I stop by Mr. Fitzgerald’s place anyway. It’s situated under a massive willow. Every light is turned on; the outer porch overflows with houseplants. The window sills are crowded with Hummel figurines. Mr. Fitzgerald comes to the door. He seems to think I’m here to sell him something — encyclopedias or knives: “I don’t want you on my property. Go home.” He looks more like an old man than any old man I’ve ever seen — small and weak, white hair, a crimson sweater over a dress shirt. I try to convince him to answer just a few questions, but he turns and walks back into his home.
A dance party is getting started at my hotel but I retreat to my room. I sit on the corner of my bed and just fall to pieces. It’s happened a handful of times this week: After spending the day with Cork I phoned my dad and encouraged him to sell their house and leave the New England cold for this place. They’d be happy here. Their golden years could be filled with new friends and lots of free golf. They’d live longer. I began thinking about my dad someday dying. I tearfully promised that I’d call more and make more of an effort to see them.

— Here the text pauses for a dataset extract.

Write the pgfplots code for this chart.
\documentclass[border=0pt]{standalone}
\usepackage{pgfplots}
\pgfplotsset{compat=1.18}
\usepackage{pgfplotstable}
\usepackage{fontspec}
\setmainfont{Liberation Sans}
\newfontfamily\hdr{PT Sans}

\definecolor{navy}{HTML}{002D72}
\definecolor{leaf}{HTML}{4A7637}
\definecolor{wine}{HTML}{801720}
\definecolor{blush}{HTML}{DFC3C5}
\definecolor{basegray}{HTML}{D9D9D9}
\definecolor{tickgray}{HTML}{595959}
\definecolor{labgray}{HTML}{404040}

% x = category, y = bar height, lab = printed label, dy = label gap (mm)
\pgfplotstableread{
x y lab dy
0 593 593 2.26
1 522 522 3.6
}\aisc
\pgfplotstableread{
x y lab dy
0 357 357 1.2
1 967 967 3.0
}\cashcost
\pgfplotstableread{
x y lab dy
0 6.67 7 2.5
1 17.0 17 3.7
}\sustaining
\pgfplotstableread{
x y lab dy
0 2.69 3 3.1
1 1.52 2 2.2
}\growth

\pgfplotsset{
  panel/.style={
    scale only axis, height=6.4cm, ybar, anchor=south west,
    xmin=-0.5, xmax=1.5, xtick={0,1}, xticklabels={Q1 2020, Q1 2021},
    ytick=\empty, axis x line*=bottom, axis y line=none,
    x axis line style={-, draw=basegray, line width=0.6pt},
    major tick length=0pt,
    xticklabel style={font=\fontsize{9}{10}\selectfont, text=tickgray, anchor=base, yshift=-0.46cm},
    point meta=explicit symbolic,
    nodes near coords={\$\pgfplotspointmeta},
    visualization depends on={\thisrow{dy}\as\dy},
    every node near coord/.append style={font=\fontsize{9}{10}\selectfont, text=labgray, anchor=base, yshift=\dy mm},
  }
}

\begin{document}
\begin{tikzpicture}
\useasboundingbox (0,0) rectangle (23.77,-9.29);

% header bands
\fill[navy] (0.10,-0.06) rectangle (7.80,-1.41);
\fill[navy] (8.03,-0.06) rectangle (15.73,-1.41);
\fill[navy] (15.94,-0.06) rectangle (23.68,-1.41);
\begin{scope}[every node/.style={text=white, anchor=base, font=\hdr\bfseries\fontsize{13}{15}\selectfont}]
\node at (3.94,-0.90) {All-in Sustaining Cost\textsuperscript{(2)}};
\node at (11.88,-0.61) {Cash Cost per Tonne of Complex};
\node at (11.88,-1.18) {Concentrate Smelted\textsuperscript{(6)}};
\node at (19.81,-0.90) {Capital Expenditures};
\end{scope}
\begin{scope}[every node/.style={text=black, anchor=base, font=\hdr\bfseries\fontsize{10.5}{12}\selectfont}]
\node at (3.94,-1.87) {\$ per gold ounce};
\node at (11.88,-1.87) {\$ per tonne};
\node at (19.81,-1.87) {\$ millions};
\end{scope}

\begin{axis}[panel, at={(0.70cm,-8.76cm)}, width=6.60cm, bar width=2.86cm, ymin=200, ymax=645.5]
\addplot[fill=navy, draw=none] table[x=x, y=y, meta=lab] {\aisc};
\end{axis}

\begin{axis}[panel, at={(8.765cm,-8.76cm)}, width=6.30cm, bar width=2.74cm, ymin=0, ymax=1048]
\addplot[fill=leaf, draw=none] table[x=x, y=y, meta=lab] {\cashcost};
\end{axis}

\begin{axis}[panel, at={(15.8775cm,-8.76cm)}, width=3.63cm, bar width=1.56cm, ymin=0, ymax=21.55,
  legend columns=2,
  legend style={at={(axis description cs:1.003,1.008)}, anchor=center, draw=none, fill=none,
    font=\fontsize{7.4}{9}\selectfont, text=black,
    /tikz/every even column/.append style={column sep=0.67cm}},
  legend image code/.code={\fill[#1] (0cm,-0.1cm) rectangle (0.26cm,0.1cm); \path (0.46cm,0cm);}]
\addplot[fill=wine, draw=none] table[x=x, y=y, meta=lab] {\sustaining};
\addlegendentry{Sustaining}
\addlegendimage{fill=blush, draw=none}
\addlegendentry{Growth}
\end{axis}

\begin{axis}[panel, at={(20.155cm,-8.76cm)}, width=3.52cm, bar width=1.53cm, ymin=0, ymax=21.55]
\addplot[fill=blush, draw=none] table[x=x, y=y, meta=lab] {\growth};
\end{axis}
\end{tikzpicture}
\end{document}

I start thinking about my own end. What scares me the most? It’s not the darkness or the ceasing to be while the world moves on. It’s not being forgotten, either — that’s inevitable. What scares me most is the moment, just before it happens, when you know this is it. That your life, all of it, is now behind you.
It seems to me that moment is hurtling toward Ray and he’s resigned himself to waiting for it. I imagine that Mr. Fitzgerald had just watched his wife stare that down, too. I hate myself for going there. I’ve been trying for days to think about what I want the end of my life to be. How do I want to spend those final years?

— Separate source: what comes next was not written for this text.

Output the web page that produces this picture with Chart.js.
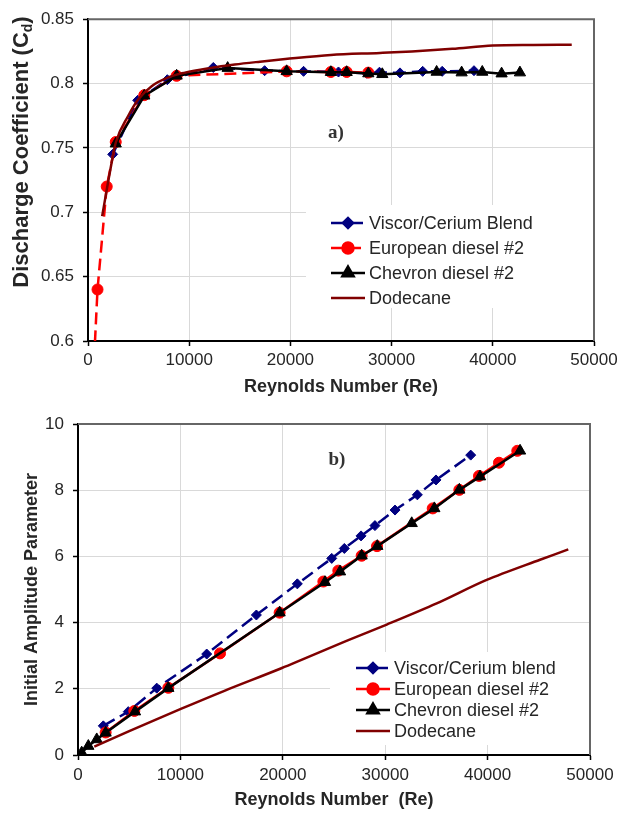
<!DOCTYPE html>
<html>
<head>
<meta charset="utf-8">
<script src="https://cdn.jsdelivr.net/npm/chart.js@4.4.1/dist/chart.umd.min.js"></script>
<style>
    html, body { margin: 0; padding: 0; background: #fff; }
    #wrap { position: relative; width: 628px; height: 816px; }
    .box { position: absolute; left: 0; width: 628px; }
    #boxA { top: 0; height: 400px; }
    #boxB { top: 400px; height: 416px; }
</style>
</head>
<body>
<div id="wrap">
    <div class="box" id="boxA"><canvas id="chartA"></canvas></div>
    <div class="box" id="boxB"><canvas id="chartB"></canvas></div>
</div>
<script>
// ---- data, panel a) discharge coefficient ----
const viscorReA = [2440, 4910, 7840, 12380, 17450, 21300, 24750, 27550, 28800, 30830, 33070, 35000, 38140];
const viscorCd = [0.745, 0.787, 0.803, 0.8125, 0.810, 0.8095, 0.809, 0.808, 0.8088, 0.8083, 0.8095, 0.8095, 0.810];

const europeanReA = [600, 940, 1850, 2740, 5560, 8760, 19630, 24000, 25560, 27700];
const europeanCd = [0.585, 0.640, 0.720, 0.7546, 0.791, 0.806, 0.8095, 0.809, 0.809, 0.8085];

const chevronReA = [2740, 5560, 8760, 13800, 19630, 24000, 25560, 27700, 29080, 34450, 36920, 38960, 40870, 42680];
const chevronCd = [0.7533, 0.7905, 0.806, 0.812, 0.8095, 0.8088, 0.8088, 0.8078, 0.8072, 0.809, 0.8085, 0.809, 0.8077, 0.8085];

const dodecaneReA = [1400, 2170, 2740, 3980, 5000, 6290, 8000, 9580, 12000, 14500, 17000, 19500, 24000, 28850, 32000, 36000, 40000, 44000, 47800];
const dodecaneCd = [0.697, 0.7315, 0.754, 0.775, 0.788, 0.798, 0.805, 0.8085, 0.812, 0.8148, 0.817, 0.819, 0.8222, 0.8238, 0.825, 0.827, 0.8295, 0.830, 0.8302];

// ---- data, panel b) initial amplitude parameter ----
const viscorReB = [2470, 4910, 7690, 12570, 17420, 21420, 24780, 26010, 27640, 29000, 30960, 33140, 34960, 38350];
const viscorAmp = [0.88, 1.31, 2.02, 3.05, 4.23, 5.17, 5.94, 6.24, 6.62, 6.93, 7.40, 7.86, 8.31, 9.06];

const europeanReB = [2700, 5500, 8820, 13870, 19690, 23960, 25420, 27700, 29200, 34640, 37240, 39160, 41110, 42900];
const europeanAmp = [0.68, 1.33, 2.03, 3.07, 4.30, 5.24, 5.57, 6.02, 6.31, 7.45, 8.01, 8.43, 8.83, 9.19];

const chevronReB = [360, 1010, 1830, 2700, 5570, 8820, 19690, 24120, 25590, 27700, 29230, 32590, 34800, 37240, 39260, 43170];
const chevronAmp = [0.07, 0.27, 0.47, 0.67, 1.31, 2.02, 4.30, 5.22, 5.54, 6.02, 6.31, 7.00, 7.45, 8.01, 8.41, 9.19];

const dodecaneReB = [1590, 5000, 10100, 14300, 19860, 26400, 30150, 35030, 39910, 45120, 47880];
const dodecaneAmp = [0.25, 0.72, 1.40, 1.94, 2.62, 3.47, 3.94, 4.58, 5.29, 5.90, 6.21];

// axis ticks
const reTicks = [0, 10000, 20000, 30000, 40000, 50000];
const cdTicks = [0.6, 0.65, 0.7, 0.75, 0.8, 0.85];
const ampTicks = [0, 2, 4, 6, 8, 10];

const labelsA = ['Viscor/Cerium Blend', 'European diesel #2', 'Chevron diesel #2', 'Dodecane'];
const labelsB = ['Viscor/Cerium blend', 'European diesel #2', 'Chevron diesel #2', 'Dodecane'];

Chart.defaults.font.family = "'Liberation Sans', Arial, sans-serif";
Chart.defaults.color = '#262626';

const NAVY = '#000080';
const RED = '#ff0000';
const MAROON = '#800000';

// turn two lists into {x, y} points
function toPoints(xs, ys) {
    return xs.map((x, i) => ({ x: x, y: ys[i] }));
}

// frame, panel letter, legend and y title with subscript
const panelDecor = {
    id: 'panelDecor',
    beforeDatasetsDraw(chart, args, opts) {
        const ctx = chart.ctx;
        const b = opts.legendBox;
        ctx.save();
        ctx.fillStyle = '#fff';
        ctx.fillRect(b[0], b[1], b[2], b[3]);
        ctx.restore();
    },
    afterDraw(chart, args, opts) {
        const ctx = chart.ctx;
        const a = chart.chartArea;
        ctx.save();

        // top and right frame
        ctx.strokeStyle = '#666';
        ctx.lineWidth = 2;
        ctx.beginPath();
        ctx.moveTo(a.left, a.top);
        ctx.lineTo(a.right, a.top);
        ctx.lineTo(a.right, a.bottom);
        ctx.stroke();

        // panel letter
        ctx.font = 'bold 19px "Liberation Serif", "Times New Roman", serif';
        ctx.fillStyle = '#333';
        ctx.textAlign = 'center';
        ctx.textBaseline = 'middle';
        ctx.fillText(opts.letter, opts.letterPos[0], opts.letterPos[1]);

        // legend
        ctx.font = "18px 'Liberation Sans', Arial, sans-serif";
        ctx.textAlign = 'left';
        chart.data.datasets.forEach((ds, i) => {
            const y = opts.legendY[i];
            const x0 = opts.legendX;
            const x1 = x0 + 34;
            ctx.strokeStyle = ds.borderColor;
            ctx.lineWidth = ds.borderWidth;
            ctx.setLineDash(ds.borderDash || []);
            ctx.beginPath();
            ctx.moveTo(x0, y);
            ctx.lineTo(x1, y);
            ctx.stroke();
            ctx.setLineDash([]);
            const r = Array.isArray(ds.pointRadius) ? ds.pointRadius[ds.pointRadius.length - 1] : ds.pointRadius;
            if (r > 0) {
                ctx.fillStyle = ds.pointBackgroundColor;
                ctx.strokeStyle = ds.pointBorderColor;
                Chart.helpers.drawPoint(ctx, { pointStyle: ds.pointStyle, radius: r, borderWidth: 1, rotation: 0 }, (x0 + x1) / 2, y);
            }
            ctx.fillStyle = '#262626';
            ctx.fillText(ds.label, x1 + 4, y + 1);
        });

        // y title drawn by hand for the subscript
        if (opts.yTitle) {
            const t = opts.yTitle;
            ctx.translate(t.x, t.y);
            ctx.rotate(-Math.PI / 2);
            ctx.fillStyle = '#262626';
            ctx.textBaseline = 'middle';
            const big = "bold 22px 'Liberation Sans', Arial, sans-serif";
            const small = "bold 14px 'Liberation Sans', Arial, sans-serif";
            ctx.font = big;
            const w1 = ctx.measureText(t.main).width;
            const w3 = ctx.measureText(t.close).width;
            ctx.font = small;
            const w2 = ctx.measureText(t.sub).width;
            let x = -(w1 + w2 + w3) / 2;
            ctx.font = big;
            ctx.fillText(t.main, x, 0);
            x += w1;
            ctx.font = small;
            ctx.fillText(t.sub, x, 6);
            x += w2;
            ctx.font = big;
            ctx.fillText(t.close, x, 0);
        }
        ctx.restore();
    }
};

function makeDatasets(labels, viscor, european, chevron, dodecane, redDashed, firstRedHidden) {
    const redRadius = european.map((p, i) => (firstRedHidden && i === 0) ? 0 : 5.5);
    return [{
        label: labels[0],
        data: viscor,
        showLine: true,
        borderColor: NAVY,
        borderWidth: 2.5,
        borderDash: [13, 6],
        pointStyle: 'rectRot',
        pointRadius: 5,
        pointBackgroundColor: NAVY,
        pointBorderColor: NAVY,
        pointBorderWidth: 1,
        order: 4
    }, {
        label: labels[1],
        data: european,
        showLine: true,
        borderColor: RED,
        borderWidth: 2.5,
        borderDash: redDashed ? [12, 6] : [],
        pointStyle: 'circle',
        pointRadius: redRadius,
        pointBackgroundColor: RED,
        pointBorderColor: RED,
        pointBorderWidth: 1,
        order: 3
    }, {
        label: labels[2],
        data: chevron,
        showLine: true,
        borderColor: '#000',
        borderWidth: 2.5,
        pointStyle: 'triangle',
        pointRadius: 6.5,
        pointBackgroundColor: '#000',
        pointBorderColor: '#000',
        pointBorderWidth: 1,
        order: 2
    }, {
        label: labels[3],
        data: dodecane,
        showLine: true,
        borderColor: MAROON,
        borderWidth: 2.5,
        pointRadius: 0,
        pointBackgroundColor: MAROON,
        pointBorderColor: MAROON,
        tension: 0.3,
        cubicInterpolationMode: redDashed ? 'monotone' : 'default',
        order: 1
    }];
}

function xScale(titleText, tickPad, titlePad, height) {
    return {
        type: 'linear',
        min: reTicks[0],
        max: reTicks[reTicks.length - 1],
        afterBuildTicks: scale => { scale.ticks = reTicks.map(v => ({ value: v })); },
        afterFit: scale => { scale.height = height; },
        ticks: {
            font: { size: 17 },
            padding: tickPad,
            callback: v => String(v)
        },
        grid: { color: '#d9d9d9', lineWidth: 1, tickColor: '#000', tickLength: 5, tickWidth: 1.5 },
        border: { color: '#000', width: 2 },
        title: {
            display: true,
            text: titleText,
            font: { size: 18, weight: 'bold' },
            padding: { top: 0, bottom: titlePad }
        }
    };
}

function yScale(tickValues, width, fmt, title) {
    return {
        type: 'linear',
        min: tickValues[0],
        max: tickValues[tickValues.length - 1],
        afterBuildTicks: scale => { scale.ticks = tickValues.map(v => ({ value: v })); },
        afterFit: scale => { scale.width = width; },
        ticks: {
            font: { size: 17 },
            padding: 9,
            callback: fmt
        },
        grid: { color: '#d9d9d9', lineWidth: 1, tickColor: '#000', tickLength: 5, tickWidth: 1.5 },
        border: { color: '#000', width: 2 },
        title: title
    };
}

// panel a)
new Chart(document.getElementById('chartA'), {
    type: 'scatter',
    data: {
        datasets: makeDatasets(labelsA,
            toPoints(viscorReA, viscorCd),
            toPoints(europeanReA, europeanCd),
            toPoints(chevronReA, chevronCd),
            toPoints(dodecaneReA, dodecaneCd), true, true)
    },
    options: {
        responsive: true,
        maintainAspectRatio: false,
        animation: false,
        layout: { padding: { top: 16, right: 34, left: 0, bottom: 0 } },
        scales: {
            x: xScale('Reynolds Number (Re)', 4, 2, 59),
            y: yScale(cdTicks, 88, v => String(parseFloat(v.toFixed(2))), { display: false })
        },
        plugins: {
            legend: { display: false },
            tooltip: { enabled: false },
            panelDecor: {
                legendBox: [306, 205, 287, 103],
                legendX: 331,
                legendY: [223, 248, 273, 298],
                letter: 'a)',
                letterPos: [336, 133],
                yTitle: { x: 22, y: 152, main: 'Discharge Coefficient (C', sub: 'd', close: ')' }
            }
        }
    },
    plugins: [panelDecor]
});

// panel b)
new Chart(document.getElementById('chartB'), {
    type: 'scatter',
    data: {
        datasets: makeDatasets(labelsB,
            toPoints(viscorReB, viscorAmp),
            toPoints(europeanReB, europeanAmp),
            toPoints(chevronReB, chevronAmp),
            toPoints(dodecaneReB, dodecaneAmp), false, false)
    },
    options: {
        responsive: true,
        maintainAspectRatio: false,
        animation: false,
        layout: { padding: { top: 24, right: 38, left: 0, bottom: 0 } },
        scales: {
            x: xScale('Reynolds Number  (Re)', 5, 5, 61),
            y: yScale(ampTicks, 78, v => String(v), {
                display: true,
                text: 'Initial Amplitude Parameter',
                font: { size: 18, weight: 'bold' },
                padding: { top: 21, bottom: 0 }
            })
        },
        plugins: {
            legend: { display: false },
            tooltip: { enabled: false },
            panelDecor: {
                legendBox: [330, 252, 259, 93],
                legendX: 356,
                legendY: [268, 289, 310, 331],
                letter: 'b)',
                letterPos: [337, 60]
            }
        }
    },
    plugins: [panelDecor]
});
</script>
</body>
</html>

I pack my bags and walk to a bar. I sit alone and watch these people who are all hurtling toward their ultimate moment. They’ve fought their fights and now all they want is to drink and fuck and play pickleball and hang out.
I don’t lose my nerve, though. There’s no falling to bits this time. I feel hopeful. I get drunk. Go to bed and wake up the next morning before the sun is up. I drive back to Orlando, to the airport, at breakneck speed.